TASK MATERIAL:
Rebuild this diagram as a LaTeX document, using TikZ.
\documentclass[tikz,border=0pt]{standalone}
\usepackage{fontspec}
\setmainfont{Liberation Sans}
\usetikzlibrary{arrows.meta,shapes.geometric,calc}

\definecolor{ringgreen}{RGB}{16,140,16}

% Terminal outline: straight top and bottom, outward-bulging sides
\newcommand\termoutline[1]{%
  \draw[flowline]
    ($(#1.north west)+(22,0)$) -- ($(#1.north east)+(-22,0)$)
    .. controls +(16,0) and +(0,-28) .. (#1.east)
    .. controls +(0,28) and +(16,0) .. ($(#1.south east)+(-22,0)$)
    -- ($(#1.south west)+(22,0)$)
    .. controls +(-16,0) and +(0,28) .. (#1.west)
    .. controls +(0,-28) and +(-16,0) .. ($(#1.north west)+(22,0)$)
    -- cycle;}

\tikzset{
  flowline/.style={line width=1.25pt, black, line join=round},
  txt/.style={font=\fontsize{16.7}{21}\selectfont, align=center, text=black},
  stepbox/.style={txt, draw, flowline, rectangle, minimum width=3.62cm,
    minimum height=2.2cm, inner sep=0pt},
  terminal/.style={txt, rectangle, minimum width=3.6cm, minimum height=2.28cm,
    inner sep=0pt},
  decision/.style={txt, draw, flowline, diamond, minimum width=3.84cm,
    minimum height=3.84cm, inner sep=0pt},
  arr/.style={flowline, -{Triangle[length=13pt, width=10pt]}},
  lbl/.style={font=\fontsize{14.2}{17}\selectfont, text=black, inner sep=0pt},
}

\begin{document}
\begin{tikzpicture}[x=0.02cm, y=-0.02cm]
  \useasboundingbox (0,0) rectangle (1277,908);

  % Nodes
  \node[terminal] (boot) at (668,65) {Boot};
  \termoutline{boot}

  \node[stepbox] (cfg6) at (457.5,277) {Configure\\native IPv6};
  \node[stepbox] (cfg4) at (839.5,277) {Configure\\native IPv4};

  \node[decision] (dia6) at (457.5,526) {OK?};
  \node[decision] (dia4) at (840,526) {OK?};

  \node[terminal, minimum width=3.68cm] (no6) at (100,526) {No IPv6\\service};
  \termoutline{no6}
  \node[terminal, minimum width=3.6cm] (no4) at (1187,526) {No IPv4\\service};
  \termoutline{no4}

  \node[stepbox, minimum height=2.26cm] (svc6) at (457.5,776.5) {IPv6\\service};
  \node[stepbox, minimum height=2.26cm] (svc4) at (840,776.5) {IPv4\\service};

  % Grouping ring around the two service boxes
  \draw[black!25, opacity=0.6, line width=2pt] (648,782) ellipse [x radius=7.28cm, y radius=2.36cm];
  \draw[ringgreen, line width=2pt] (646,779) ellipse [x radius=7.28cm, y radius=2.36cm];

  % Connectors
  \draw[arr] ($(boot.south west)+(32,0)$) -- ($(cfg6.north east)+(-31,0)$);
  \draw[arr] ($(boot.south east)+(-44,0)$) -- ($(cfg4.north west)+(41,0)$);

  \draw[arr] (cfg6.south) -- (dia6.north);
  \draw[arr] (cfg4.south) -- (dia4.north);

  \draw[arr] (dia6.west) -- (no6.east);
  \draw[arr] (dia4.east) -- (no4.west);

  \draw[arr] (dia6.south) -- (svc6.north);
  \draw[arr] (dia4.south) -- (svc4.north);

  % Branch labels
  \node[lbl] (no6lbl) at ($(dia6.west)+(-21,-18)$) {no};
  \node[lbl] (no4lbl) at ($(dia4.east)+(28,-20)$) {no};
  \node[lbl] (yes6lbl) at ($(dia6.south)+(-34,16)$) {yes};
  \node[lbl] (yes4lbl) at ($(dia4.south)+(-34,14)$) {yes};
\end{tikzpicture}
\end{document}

--

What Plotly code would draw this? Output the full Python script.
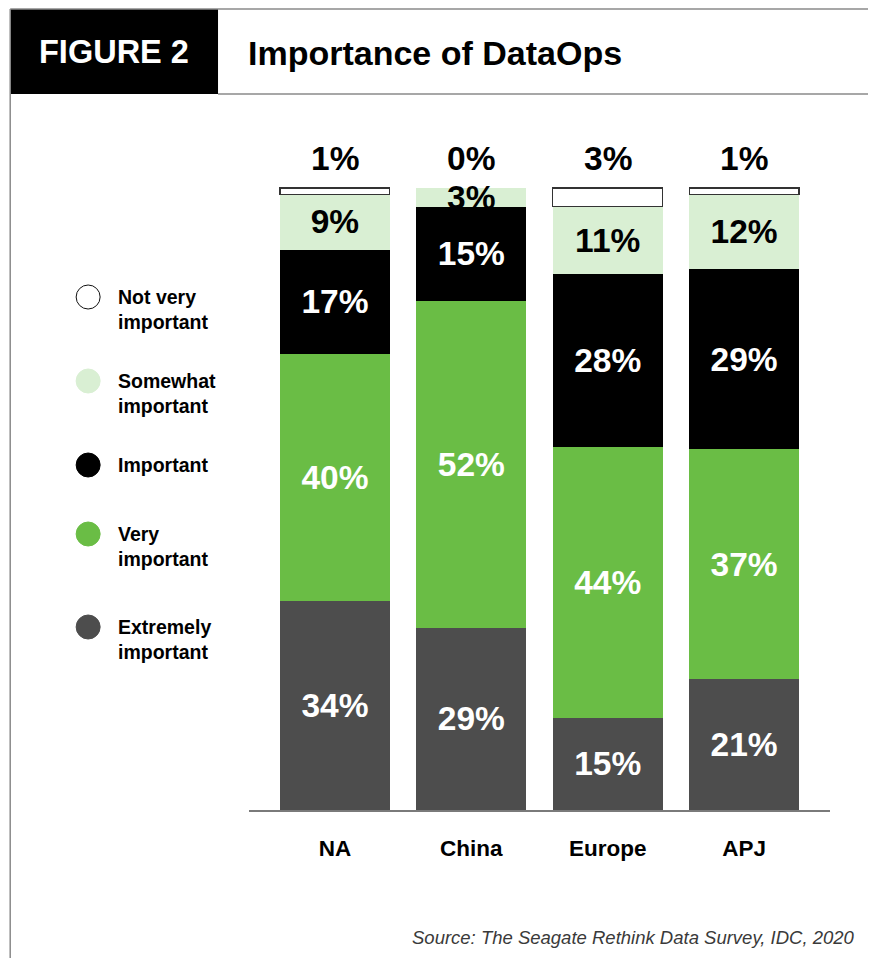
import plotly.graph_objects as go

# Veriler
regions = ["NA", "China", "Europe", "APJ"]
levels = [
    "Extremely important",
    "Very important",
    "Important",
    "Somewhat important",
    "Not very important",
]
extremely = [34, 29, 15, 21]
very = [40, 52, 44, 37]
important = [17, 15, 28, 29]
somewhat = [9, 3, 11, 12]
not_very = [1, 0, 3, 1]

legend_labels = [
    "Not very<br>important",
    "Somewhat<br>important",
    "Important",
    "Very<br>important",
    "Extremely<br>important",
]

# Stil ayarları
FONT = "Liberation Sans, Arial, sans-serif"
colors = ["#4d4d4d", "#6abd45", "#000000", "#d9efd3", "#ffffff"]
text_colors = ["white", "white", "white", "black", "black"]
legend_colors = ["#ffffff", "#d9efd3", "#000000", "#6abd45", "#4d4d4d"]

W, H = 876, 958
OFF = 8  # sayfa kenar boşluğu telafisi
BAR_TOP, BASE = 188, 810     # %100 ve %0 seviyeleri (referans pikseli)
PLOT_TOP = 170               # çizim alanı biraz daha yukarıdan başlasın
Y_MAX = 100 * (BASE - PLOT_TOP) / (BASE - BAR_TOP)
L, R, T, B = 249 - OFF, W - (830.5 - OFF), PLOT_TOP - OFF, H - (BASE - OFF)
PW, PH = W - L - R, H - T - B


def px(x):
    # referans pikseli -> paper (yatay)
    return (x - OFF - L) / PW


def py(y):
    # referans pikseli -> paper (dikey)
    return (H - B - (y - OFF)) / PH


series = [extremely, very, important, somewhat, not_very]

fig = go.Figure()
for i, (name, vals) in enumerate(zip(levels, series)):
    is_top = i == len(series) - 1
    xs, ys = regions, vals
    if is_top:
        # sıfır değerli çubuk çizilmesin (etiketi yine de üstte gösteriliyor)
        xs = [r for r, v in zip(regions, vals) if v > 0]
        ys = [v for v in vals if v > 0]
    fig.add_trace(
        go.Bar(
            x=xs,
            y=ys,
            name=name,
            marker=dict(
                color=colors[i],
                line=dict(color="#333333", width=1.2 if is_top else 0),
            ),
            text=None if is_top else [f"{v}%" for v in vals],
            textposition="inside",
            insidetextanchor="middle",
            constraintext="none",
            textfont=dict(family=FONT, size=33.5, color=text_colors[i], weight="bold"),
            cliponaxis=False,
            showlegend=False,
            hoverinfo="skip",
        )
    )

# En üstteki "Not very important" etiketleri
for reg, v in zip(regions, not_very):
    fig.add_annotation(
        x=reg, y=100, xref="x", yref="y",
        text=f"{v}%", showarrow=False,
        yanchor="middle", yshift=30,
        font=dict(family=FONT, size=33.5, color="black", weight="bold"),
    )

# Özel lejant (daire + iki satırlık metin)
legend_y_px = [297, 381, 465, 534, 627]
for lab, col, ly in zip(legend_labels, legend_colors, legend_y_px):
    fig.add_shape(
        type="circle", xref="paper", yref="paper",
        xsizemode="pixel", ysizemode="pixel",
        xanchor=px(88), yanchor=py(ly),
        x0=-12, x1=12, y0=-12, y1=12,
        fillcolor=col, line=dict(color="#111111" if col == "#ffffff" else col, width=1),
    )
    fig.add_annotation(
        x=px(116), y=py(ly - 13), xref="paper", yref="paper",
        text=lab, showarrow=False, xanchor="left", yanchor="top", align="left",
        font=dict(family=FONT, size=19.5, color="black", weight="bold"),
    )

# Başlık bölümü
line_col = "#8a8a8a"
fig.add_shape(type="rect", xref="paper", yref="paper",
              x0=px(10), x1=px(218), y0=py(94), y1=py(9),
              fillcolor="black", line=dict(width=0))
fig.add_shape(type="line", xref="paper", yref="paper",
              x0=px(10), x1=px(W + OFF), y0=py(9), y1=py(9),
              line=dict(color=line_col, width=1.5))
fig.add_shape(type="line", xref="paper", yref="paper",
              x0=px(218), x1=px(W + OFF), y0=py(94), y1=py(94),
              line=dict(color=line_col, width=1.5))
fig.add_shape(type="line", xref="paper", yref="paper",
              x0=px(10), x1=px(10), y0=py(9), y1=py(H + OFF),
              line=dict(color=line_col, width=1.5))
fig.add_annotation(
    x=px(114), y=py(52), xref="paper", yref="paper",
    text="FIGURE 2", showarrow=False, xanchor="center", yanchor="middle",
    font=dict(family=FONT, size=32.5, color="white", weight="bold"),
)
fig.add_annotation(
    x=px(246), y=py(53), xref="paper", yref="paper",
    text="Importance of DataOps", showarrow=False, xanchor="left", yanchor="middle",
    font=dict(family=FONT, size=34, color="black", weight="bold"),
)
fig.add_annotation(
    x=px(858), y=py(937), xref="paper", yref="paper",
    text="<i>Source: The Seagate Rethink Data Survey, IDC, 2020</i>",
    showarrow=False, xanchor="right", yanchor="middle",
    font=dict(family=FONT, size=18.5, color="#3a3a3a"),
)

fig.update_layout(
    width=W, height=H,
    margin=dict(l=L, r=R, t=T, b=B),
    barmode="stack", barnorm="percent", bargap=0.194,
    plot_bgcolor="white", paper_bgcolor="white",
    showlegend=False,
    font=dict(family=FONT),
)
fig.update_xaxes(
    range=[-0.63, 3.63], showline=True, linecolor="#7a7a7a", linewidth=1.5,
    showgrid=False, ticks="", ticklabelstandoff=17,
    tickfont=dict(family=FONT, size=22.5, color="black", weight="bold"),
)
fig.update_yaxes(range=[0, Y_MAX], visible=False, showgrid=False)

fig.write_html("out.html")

PROBLEM: Extract exactly, and only, the lines from the one with "What Plotly code" to the one with "import plotly.graph_objects as go", both ends counted. Leave the images behind.

ANSWER TO THIS TASK:
What Plotly code would draw this? Output the full Python script.
import plotly.graph_objects as go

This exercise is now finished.